Real rates spreads are currently sending a bullish signal for EUR/USD (Chart 1). Drilling into the details of what moved the eurozone-US 2y real rate spread suggests that, while both eurozone and US real rates declined recently, US rates fell by nearly twice as much as eurozone rates. As highlighted in Chart 2, US real rates fell because a 70bp rise in US inflation expectations from mid-February far outpaced the 13bp rise in 2y yields. Meanwhile, eurozone inflation expectations rose by a smaller 35bp and nominal yields were little changed.
Rate Spreads
In our view, real rate dynamics capture well the market impact of recent central bank policy announcements. Markets went into the March ECB meeting with a rate cut priced in and came out with the perception that the ECB has reached the lower bound for the deposit rate. Subsequently, the eurozone 2y yield is not far from where it was nearly two months ago. At the same time, the ECB still has a hard time raising domestic inflation expectations, which remain stuck below levels that prevailed around the start of the ECB’s quantitative easing programme in 2015, as measured by shorter-term measures such as the 2y inflation swap as well as the longer-term 5y5y measure, which is the ECB’s preferred gauge.
As mentioned above, most of the move in real rate differentials in favour of EUR/USD is actually explained by the US side of the equation.
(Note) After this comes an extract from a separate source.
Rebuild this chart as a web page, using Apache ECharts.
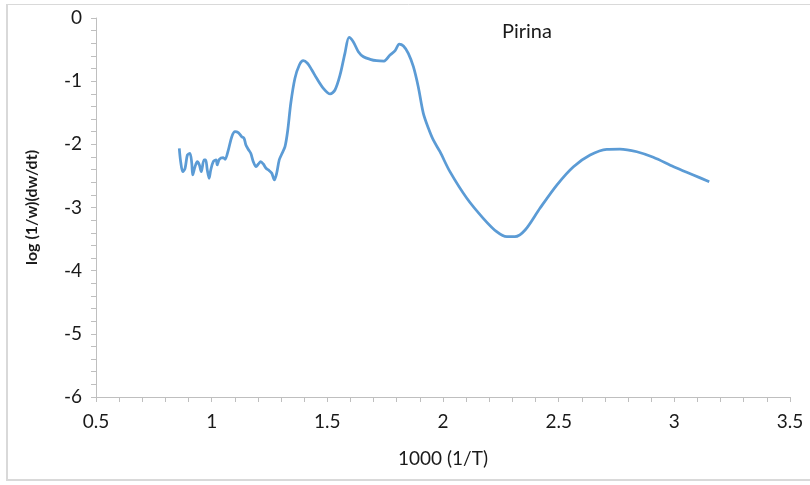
<!DOCTYPE html>
<html>
<head>
<meta charset="utf-8">
<script src="https://cdn.jsdelivr.net/npm/echarts@6/dist/echarts.min.js"></script>
<style>
  html, body { margin: 0; padding: 0; background: #fff; }
  #chart { width: 810px; height: 485px; }
</style>
</head>
<body>
<div id="chart"></div>
<script>
// Pirina: log of the normalised mass-loss rate against 1000/T
const invTemp = [
  0.860, 0.866, 0.875, 0.885, 0.895, 0.906, 0.914, 0.918, 0.928, 0.938,
  0.947, 0.955, 0.967, 0.974, 0.981, 0.989, 0.996, 1.007, 1.019, 1.024,
  1.033, 1.050, 1.058, 1.072, 1.087, 1.101, 1.115, 1.130, 1.140, 1.148,
  1.158, 1.169, 1.180, 1.192, 1.202, 1.212, 1.223, 1.235, 1.249, 1.260,
  1.271, 1.281, 1.292, 1.303, 1.317, 1.329, 1.342, 1.360, 1.379, 1.396,
  1.414, 1.433, 1.454, 1.483, 1.512, 1.533, 1.555, 1.576, 1.594, 1.612,
  1.634, 1.656, 1.685, 1.713, 1.745, 1.771, 1.793, 1.811, 1.829, 1.850,
  1.872, 1.893, 1.915, 1.937, 1.958, 1.987, 2.030, 2.103, 2.174, 2.232,
  2.276, 2.311, 2.355, 2.419, 2.492, 2.564, 2.636, 2.708, 2.765, 2.838,
  2.909, 2.997, 3.082, 3.151
];
const logRate = [
  -2.063, -2.275, -2.433, -2.379, -2.169, -2.142, -2.300, -2.485, -2.354, -2.275,
  -2.327, -2.433, -2.248, -2.248, -2.406, -2.538, -2.406, -2.275, -2.248, -2.327,
  -2.237, -2.211, -2.237, -2.090, -1.879, -1.800, -1.816, -1.879, -1.904, -2.010,
  -2.078, -2.142, -2.275, -2.354, -2.311, -2.275, -2.311, -2.379, -2.417, -2.458,
  -2.564, -2.458, -2.248, -2.153, -2.037, -1.773, -1.350, -0.955, -0.744, -0.676,
  -0.717, -0.823, -0.955, -1.113, -1.203, -1.140, -0.902, -0.559, -0.306, -0.375,
  -0.533, -0.613, -0.654, -0.676, -0.681, -0.586, -0.518, -0.412, -0.443, -0.559,
  -0.771, -1.088, -1.509, -1.746, -1.931, -2.117, -2.433, -2.854, -3.171, -3.383,
  -3.462, -3.462, -3.356, -3.012, -2.644, -2.354, -2.169, -2.078, -2.074, -2.117,
  -2.205, -2.354, -2.485, -2.591
];
const seriesName = 'Pirina';
const xTitle = '1000 (1/T)';
const yTitle = 'log (1/w)(dw/dt)';

const font = 'Lato, "Open Sans", sans-serif';
const inkColor = '#1a1a1a';
const axisGrey = '#BFBFBF';
const chart = echarts.init(document.getElementById('chart'), null, { renderer: 'canvas' });

chart.setOption({
  animation: false,
  backgroundColor: '#ffffff',
  graphic: [
    {
      type: 'polyline',
      shape: { points: [[7, 4], [7, 480], [810, 480]] },
      style: { fill: 'none', stroke: '#D9D9D9', lineWidth: 2 },
      silent: true
    },
    {
      type: 'line',
      shape: { x1: 7, y1: 4.5, x2: 810, y2: 4.5 },
      style: { stroke: '#D9D9D9', lineWidth: 1 },
      silent: true
    },
    {
      type: 'text',
      left: 502, top: 22,
      style: { text: seriesName, font: '20px ' + font, fill: inkColor }
    }
  ],
  grid: { left: 96, right: 20, top: 18, bottom: 88 },
  xAxis: {
    type: 'value',
    min: 0.5, max: 3.5, interval: 0.5,
    name: xTitle,
    nameLocation: 'middle',
    nameGap: 52,
    nameTextStyle: { fontFamily: font, fontSize: 19, color: inkColor },
    axisLine: { show: true, onZero: false, lineStyle: { color: axisGrey, width: 1 } },
    axisTick: { show: true, length: 5, lineStyle: { color: axisGrey } },
    minorTick: { show: true, splitNumber: 5, length: 5, lineStyle: { color: axisGrey } },
    splitLine: { show: false },
    axisLabel: { fontFamily: font, fontSize: 19, color: inkColor, margin: 15 }
  },
  yAxis: {
    type: 'value',
    min: -6, max: 0, interval: 1,
    name: yTitle,
    nameLocation: 'middle',
    nameGap: 56,
    nameTextStyle: { fontFamily: font, fontSize: 16, fontWeight: 'bold', color: inkColor },
    axisLine: { show: true, lineStyle: { color: axisGrey, width: 1 } },
    axisTick: { show: true, length: 5, lineStyle: { color: axisGrey } },
    minorTick: { show: true, splitNumber: 5, length: 5, lineStyle: { color: axisGrey } },
    splitLine: { show: false },
    axisLabel: { fontFamily: font, fontSize: 19, color: inkColor, margin: 14 }
  },
  series: [{
    name: seriesName,
    type: 'line',
    data: invTemp.map((x, i) => [x, logRate[i]]),
    smooth: 0.3,
    showSymbol: false,
    lineStyle: { color: '#5B9BD5', width: 2.75 }
  }]
});
</script>
</body>
</html>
A rebound in risk sentiment, equities and oil prices has triggered a recovery in US inflation expectations since mid-February. However, US front-end yields have been restrained by the Fed’s dovishness, implying a sizeable drop in US real rates. Thus, as long as Fed expectations remain mired at the current very dovish levels, the dollar should struggle to take advantage of either the improvement in global sentiment or the uptick in US inflation.